Single-stack infrastructure simply cannot adapt to the volatile environment of today’s modern deployment architectures, e.g. cloud computing , highly virtualized, multi-site, and highly distributed. Single-stack infrastructure – whether network or server – are unable to properly optimize that single network stack in a way that can simultaneously serve up applications over WAN and LAN, and do so for both mobile and desktop clients such that both are happy with the performance.

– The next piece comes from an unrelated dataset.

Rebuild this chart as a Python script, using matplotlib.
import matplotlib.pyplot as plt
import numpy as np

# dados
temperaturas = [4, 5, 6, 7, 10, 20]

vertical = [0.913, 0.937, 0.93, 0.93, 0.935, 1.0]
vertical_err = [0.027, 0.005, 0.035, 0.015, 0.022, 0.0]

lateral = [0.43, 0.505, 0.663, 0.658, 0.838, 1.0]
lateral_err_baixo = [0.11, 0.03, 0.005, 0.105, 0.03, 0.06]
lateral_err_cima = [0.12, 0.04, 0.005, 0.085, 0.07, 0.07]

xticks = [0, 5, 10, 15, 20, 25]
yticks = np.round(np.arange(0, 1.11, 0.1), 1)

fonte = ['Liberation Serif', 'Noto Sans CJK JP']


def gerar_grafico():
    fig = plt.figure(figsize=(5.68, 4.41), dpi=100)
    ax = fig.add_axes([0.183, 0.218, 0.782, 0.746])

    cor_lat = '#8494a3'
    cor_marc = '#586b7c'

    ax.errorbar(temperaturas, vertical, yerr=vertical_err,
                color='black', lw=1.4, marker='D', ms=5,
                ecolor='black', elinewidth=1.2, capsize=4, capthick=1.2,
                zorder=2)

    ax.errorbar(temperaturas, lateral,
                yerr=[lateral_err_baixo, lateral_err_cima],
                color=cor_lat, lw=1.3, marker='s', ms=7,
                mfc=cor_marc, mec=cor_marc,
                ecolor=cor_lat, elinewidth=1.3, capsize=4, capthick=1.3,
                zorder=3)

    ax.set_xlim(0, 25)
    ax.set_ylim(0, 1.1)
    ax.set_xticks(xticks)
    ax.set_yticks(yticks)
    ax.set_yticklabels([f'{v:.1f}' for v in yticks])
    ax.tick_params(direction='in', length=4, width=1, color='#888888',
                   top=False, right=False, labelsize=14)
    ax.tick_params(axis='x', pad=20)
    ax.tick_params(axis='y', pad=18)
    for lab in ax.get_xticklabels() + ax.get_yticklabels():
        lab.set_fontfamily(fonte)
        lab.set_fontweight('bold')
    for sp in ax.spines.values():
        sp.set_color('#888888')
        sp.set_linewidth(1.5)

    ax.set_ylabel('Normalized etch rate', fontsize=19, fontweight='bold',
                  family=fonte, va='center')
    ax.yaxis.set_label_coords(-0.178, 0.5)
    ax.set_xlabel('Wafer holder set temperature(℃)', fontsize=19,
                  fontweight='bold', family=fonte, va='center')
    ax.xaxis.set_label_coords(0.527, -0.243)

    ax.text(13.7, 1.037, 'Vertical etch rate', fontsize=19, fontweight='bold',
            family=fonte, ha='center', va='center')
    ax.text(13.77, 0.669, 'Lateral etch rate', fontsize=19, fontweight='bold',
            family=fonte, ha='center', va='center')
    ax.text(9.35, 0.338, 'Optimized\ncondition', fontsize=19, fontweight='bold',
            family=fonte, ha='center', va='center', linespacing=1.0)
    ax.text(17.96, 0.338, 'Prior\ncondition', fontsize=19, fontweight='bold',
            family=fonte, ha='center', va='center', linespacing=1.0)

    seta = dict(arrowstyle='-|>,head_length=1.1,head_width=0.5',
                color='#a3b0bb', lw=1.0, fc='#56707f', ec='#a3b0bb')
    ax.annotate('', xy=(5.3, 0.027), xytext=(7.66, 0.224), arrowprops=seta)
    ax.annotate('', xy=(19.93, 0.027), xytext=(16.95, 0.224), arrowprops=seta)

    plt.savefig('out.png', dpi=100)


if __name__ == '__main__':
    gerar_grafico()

Consider the queues on your web server – that’s where data collects on a per-connection basis, waiting to be transferred to the client. There are only so many queues that can be in use at any given time – it’s part of the capacity equation. The ability of clients to “pull” that data out of queues is directly related to the speed and capacity of their network connection and on the configuration and resources available of their client. If they pull it too slowly, that queue is tied up and resources assigned to it can’t be used by other waiting users. Slow moving queues necessarily decrease the concurrent user and connection capacity of a server (virtual or iron) and the result necessitates more hardware and servers as a means to increase capacity. A single-stack infrastructure really can’t address this common problem well. A dual-stack infrastructure can, by leveraging its buffering capacity to quickly empty those queues and re-use the resources for other connections and users. In the meantime, its doling out the data to the client as quickly or slowly as the client can consume it, with negligible impact on the infrastructure’s resource availability.

Dual-stack infrastructure can be tweaked and tuned and adapts at execution time. It’s agile in its ability to integrate and collaborate with the rest of the infrastructure as well as its ability to apply the right policies at the right time based on conditions that are present right now as opposed to when it was first deployed. It can be a strategic point of control because it intercepts, inspects, and can act based on context to secure and accelerate applications.